Side note: Mattogno trumps up the idea on the Kaiser's Kaffee Geschäft inscription that "la denominazione in questione fosse la deformazione di 'LC-Koffer'". (p. 280). Perhaps he misunderstood the German historian Christian Gerlach, who mentioned LC-Koffer in a footnote on gas vans, however, in a different context. Or perhaps it came just off the top of his head. In any case, there is neither any evidence nor any reason nor any sense that "Kaiser's Kaffee Geschäft" was a "deformation of LC-Koffer". The term has been clearly described by multiple witnesses as written on a vehicle of Sonderkommando Lange. It's already far-fetched to assume that these were even aware of the military vehicles with "LC-Koffer". 

Another side note: The organizational affiliations of Sonderkommando Lange are not that complicated. The commando was mainly recruited from members of Stapo Posen. Its headquarters was at the Stapo Posen. The commando was supervised by the inspector of the Security Police in Posen. It was only sent to Soldau for 17 days in 1940. That's some basic stuff. And yet Mattogno gets it totally wrong and claims that in 1941 "Soldau (current Dzialdowo) [was] the presumed operational headquarters of the Sonderkommando Lange" (p.283: "L'impiego del "Kaisers-Kaffee"-Wagen appare anzi decisamente insensato, perché tra Soldau (attuale Dzialdowo), la presunta sede operativa del Sonderkommando Lange, e Novgorod cisono oltre 900 km in linea d'aria...") (on his argument that one would not have sent a gas van to Novgorod, see corresponding section here).

The next problem for Holocaust denial is that Lange did not stop after clearing mental asylums, but went on to "visit" with his gas van(s) Jewish communities in the Warthegau.
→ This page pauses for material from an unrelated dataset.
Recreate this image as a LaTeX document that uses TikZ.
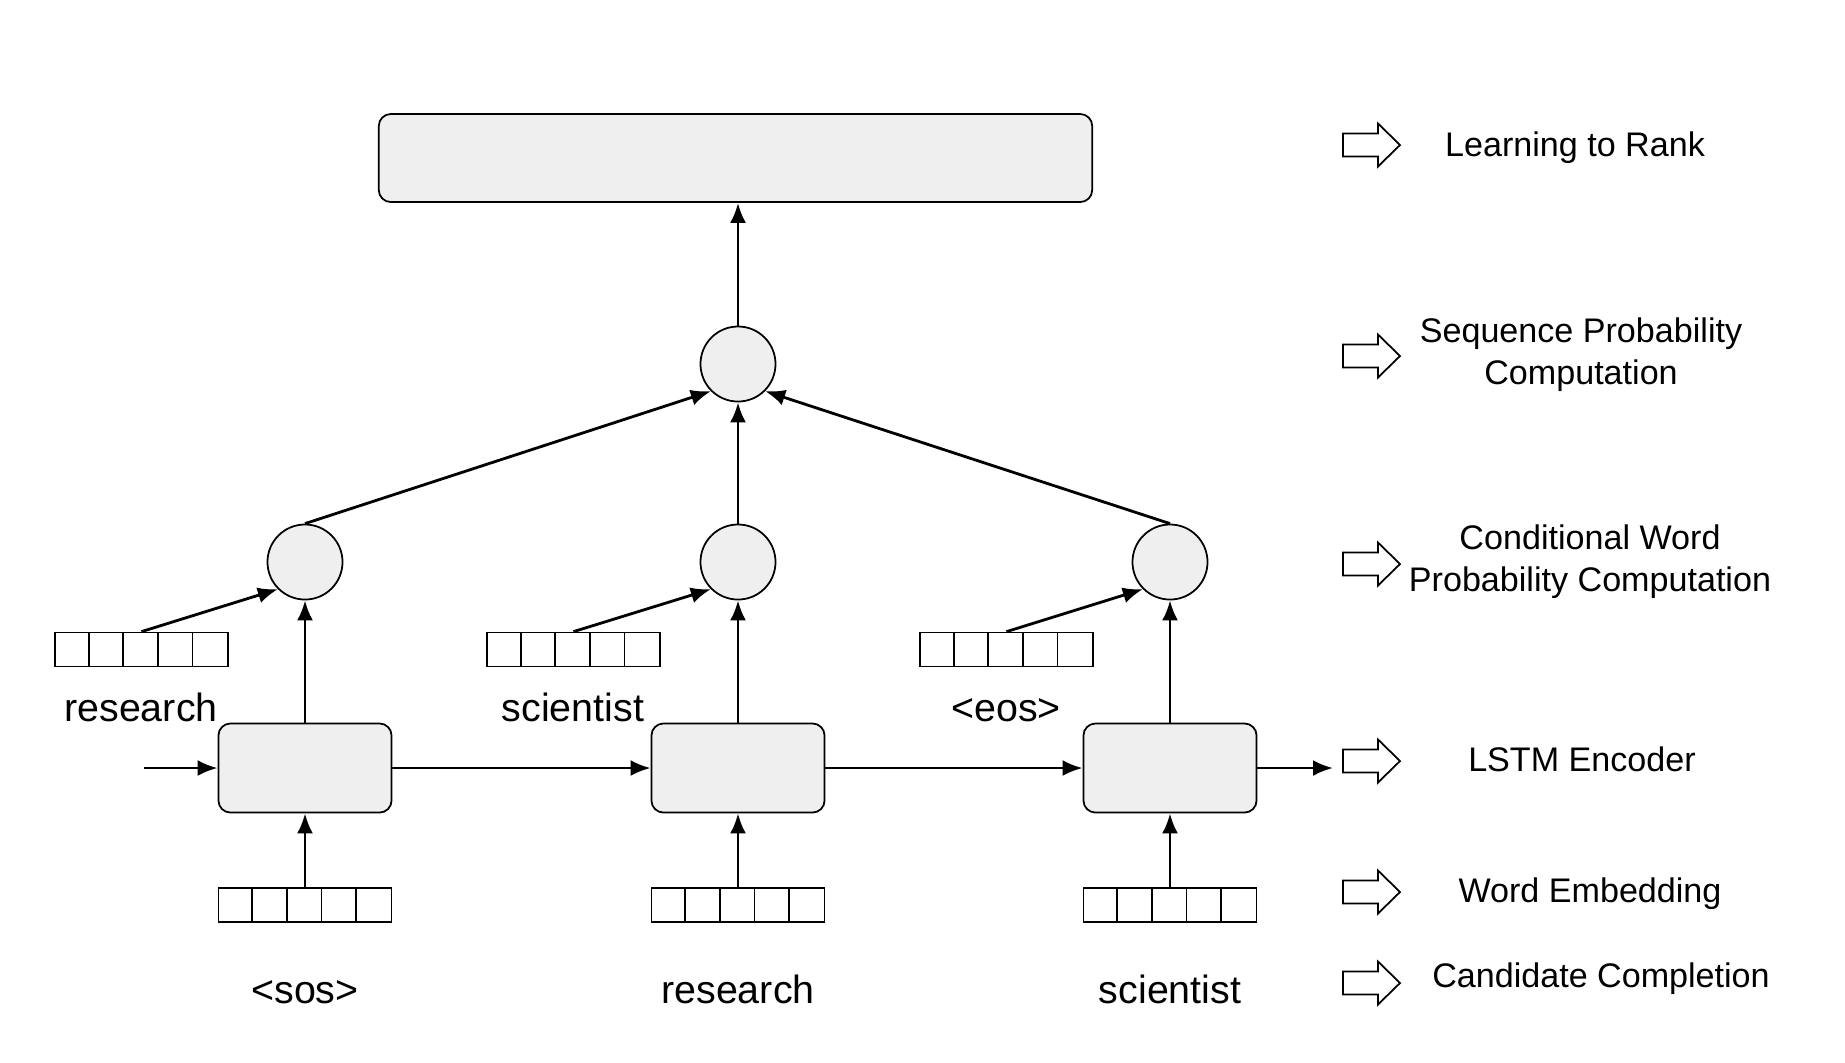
\documentclass[tikz,border=0pt]{standalone}
\usepackage{fontspec}
\setmainfont{Liberation Sans}
\usetikzlibrary{arrows.meta}
\definecolor{cellgray}{RGB}{239,239,239}
\newcommand{\cw}{0.346}
\newcommand{\embed}[3]{
  \node[embbox] (#1) at (#2,#3) {};
  \foreach \i in {1,...,4}
    \draw[cellline] ([xshift=\i*\cw cm]#1.south west) -- ([xshift=\i*\cw cm]#1.north west);
}
\newcommand{\hollowarrow}[3]{
  \coordinate (#1) at (#2,#3);
  \draw[cellline] ([shift={(-28,-11.5)}]#1) -- ++(35,0) -- ++(0,-10) -- ++(22,21.5)
    -- ++(-22,21.5) -- ++(0,-10) -- ++(-35,0) -- cycle;
}

\begin{document}
\begin{tikzpicture}[x=0.01cm,y=-0.01cm,
    box/.style={draw,rounded corners=1.2mm,fill=cellgray,line width=0.5pt,minimum width=1.73cm,minimum height=0.89cm},
    unit/.style={draw,circle,fill=cellgray,line width=0.5pt,minimum size=0.75cm,inner sep=0pt},
    embbox/.style={draw,line width=0.5pt,minimum width=1.73cm,minimum height=0.34cm,inner sep=0pt},
    cellline/.style={line width=0.5pt},
    word/.style={font=\fontsize{11.2}{13}\selectfont,anchor=base,inner sep=0pt},
    layer/.style={font=\fontsize{9.7}{12}\selectfont,align=center,inner sep=0pt},
    link/.style={line width=0.8pt,-{Latex[length=2mm,width=1.6mm]}}]
    \useasboundingbox (0,0) rectangle (1845,1062);

    % ranking
    \node[box,minimum width=7.13cm,minimum height=0.88cm] (rank) at (735.5,158) {};
    \node[unit] (seq) at (738,364) {};
    % word probabilities
    \node[unit] (p1) at (305,562) {};
    \node[unit] (p2) at (738,562) {};
    \node[unit] (p3) at (1170,562) {};
    % lstm cells
    \node[box] (l1) at (305,768) {};
    \node[box] (l2) at (738,768) {};
    \node[box] (l3) at (1170,768) {};
    % next words
    \embed{n1}{141.5}{649.5}
    \embed{n2}{573.5}{649.5}
    \embed{n3}{1006.5}{649.5}
    \node[word] (nw1) at (141,721) {research};
    \node[word] (nw2) at (573,721) {scientist};
    \node[word] (nw3) at (1006,721) {<eos>};
    % input words
    \embed{e1}{305}{905}
    \embed{e2}{738}{905}
    \embed{e3}{1170}{905}
    \node[word] (w1) at (305,1003) {<sos>};
    \node[word] (w2) at (738,1003) {research};
    \node[word] (w3) at (1170,1003) {scientist};

    \coordinate (h0) at (143.5,768);
    \coordinate (h4) at (1333,768);
    \draw[link] (h0) -- (l1.west);
    \draw[link] (l1.east) -- (l2.west);
    \draw[link] (l2.east) -- (l3.west);
    \draw[link] (l3.east) -- (h4);

    \draw[link] (e1.north) -- (l1.south);
    \draw[link] (e2.north) -- (l2.south);
    \draw[link] (e3.north) -- (l3.south);
    \draw[link] (l1.north) -- (p1.south);
    \draw[link] (l2.north) -- (p2.south);
    \draw[link] (l3.north) -- (p3.south);
    \draw[link] (n1.north) -- (p1.225);
    \draw[link] (n2.north) -- (p2.225);
    \draw[link] (n3.north) -- (p3.225);
    \draw[link] (p1.north) -- (seq.225);
    \draw[link] (p2.north) -- (seq.south);
    \draw[link] (p3.north) -- (seq.-45);
    \draw[link] (seq.north) -- (seq.north |- rank.south);

    % layer names
    \hollowarrow{a1}{1371}{145}
    \hollowarrow{a2}{1371}{356}
    \hollowarrow{a3}{1371}{564}
    \hollowarrow{a4}{1371}{761}
    \hollowarrow{a5}{1371}{892}
    \hollowarrow{a6}{1371}{983}
    \node[layer] (t1) at (1575,148) {Learning to Rank};
    \node[layer] (t2) at (1581,355) {Sequence Probability\\Computation};
    \node[layer] (t3) at (1590,562) {Conditional Word\\Probability Computation};
    \node[layer] (t4) at (1582,759) {LSTM Encoder};
    \node[layer] (t5) at (1590,894) {Word Embedding};
    \node[layer] (t6) at (1601,979) {Candidate Completion};
\end{tikzpicture}
\end{document}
Then they realized it makes much more sense that instead of stirring up the whole Warthegau with his bloody business to settle down somewhere and bring the Jewish victims (and some Sinti and Roma) to him. This place was Kulmhof (Chelmno) and the extermination camp killed some 100,000 unfit Jews until Summer 1942 with gas vans (now running on engine exhaust) (see documents and other evidence here). At the top of it, Kulmhof was also the breeding ground and experimental lab for Aktion 1005, the Nazis' systematic destruction of their extermination sites (on this subject, see also Once More, With Feeling: Deniers And Aktion 1005, 10 Years Later). 

The operation of Kulmhof extermination camp says volumes about the extermination policy, mass killing technique and reliability of evidence and its historiographic evaluation - and in turn also about the flaws of Holocaust denial. The reality of other National Socialistic extermination camps and gas vans operating among the Einsatzgruppen in the occupied East is then only a mere formality and an inevitable consequence. In this sense, tipping the "domino" SK Lange rapidly tears down Mattogno's entire card house of denial.